The Emerging Market Bond ETF – Friend Or Foe?

2011 March 7

The recent hard times in the US have helped many investors to take the blinders off and realize that there are many reasonable investment opportunities well away from Wall Street. Global trading and seamless digital communications have made investments in foreign securities (both stocks and bonds) much more cost-efficient for regular investors. One fast-growing class of investments, the emerging market bond ETF, can offer an attractive risk/reward proposition. They are not without their own idiosyncratic risks, however.

Emerging market bond yields have held up relatively well next to more traditional U.S. treasuries or domestic corporate bonds recently. The average emerging market bonds ETF is yielding in the 5- 6% range* versus less than 3.5%* for domestic bonds. There are many reasons for this: higher risk and lower liquidity among them, but part of it is undoubtedly the reshuffling of the deck caused by the recent economic crisis. With growing economies and a sure footing, many of these emerging market economies offer dynamic alternatives to the sluggish (and low-yielding) American bond market. Additionally, the new playing field has reversed common perception. Something else the average emerging market debt ETF has going for it: in many cases, these emerging economies are better positioned to repay their debts and increase market shares than comparable markets in the developed world.

While a higher yield is what lures many investors into the emerging market bond ETF arena, diversification is what (or at least should) keeps them there. Any experienced investor knows the value of bonds in a diversified portfolio. Emerging market bonds can be a reasonable way to gain some additional diversification benefits disconnected from domestic markets and, in the context of a portfolio with only a modest 5-10% allocation to these emerging debt funds, should not add an unreasonable amount of risk.

Two of the more popular and reasonably-priced emerging market bond ETFs are the iShares JP Morgan Emerging Bond Fund (EMB) and PowerShares Emerging Markets Sovereign Debt Portfolio (PCY).
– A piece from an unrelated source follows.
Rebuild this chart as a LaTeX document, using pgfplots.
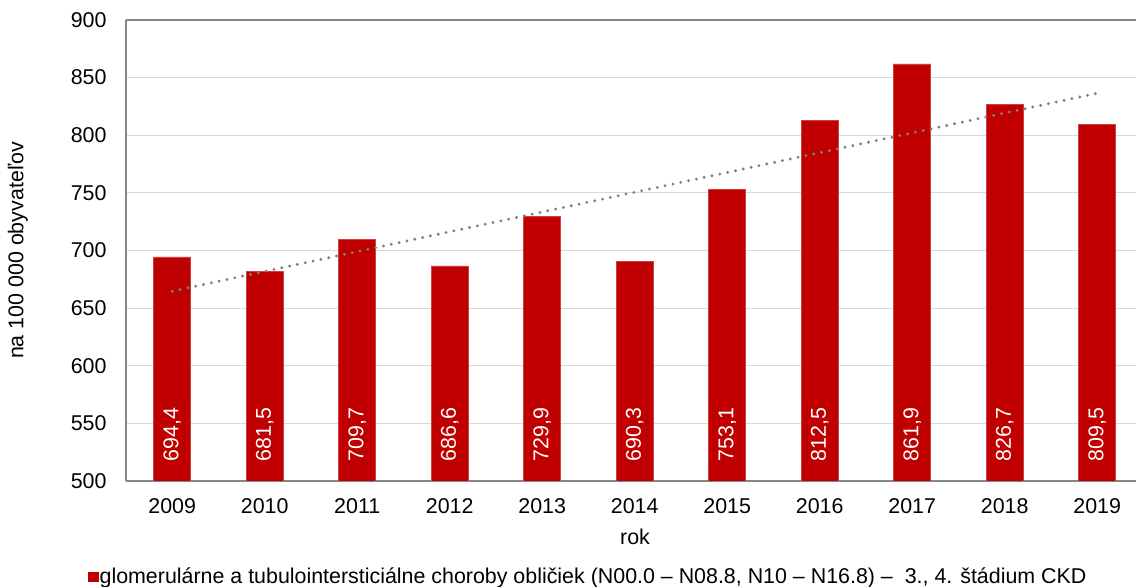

While they have performed similarly in recent months, these funds utilize distinct approaches. Differences include the indexes used, the safety guidelines employed, and interest rate sensitivity, and how the funds hedge against fluctuations in the value of the dollar relative to other currencies. A little research should help you determine which one best reflects your investment style. If you plan to seriously consider these (or any) funds, I highly recommend getting yourself a free Morningstar account and spend some time familiarizing yourself with some of the fund statistics most important to you (for me, these are the expense ratio and portfolio turnover).

Obviously, there are no guarantees in investing, but there are many ways to create a balanced portfolio that reduces risk while maximizing yield. An emerging market bond ETF market can be a great place to park money where it will be one-step removed from the regular ups and downs of the US economy.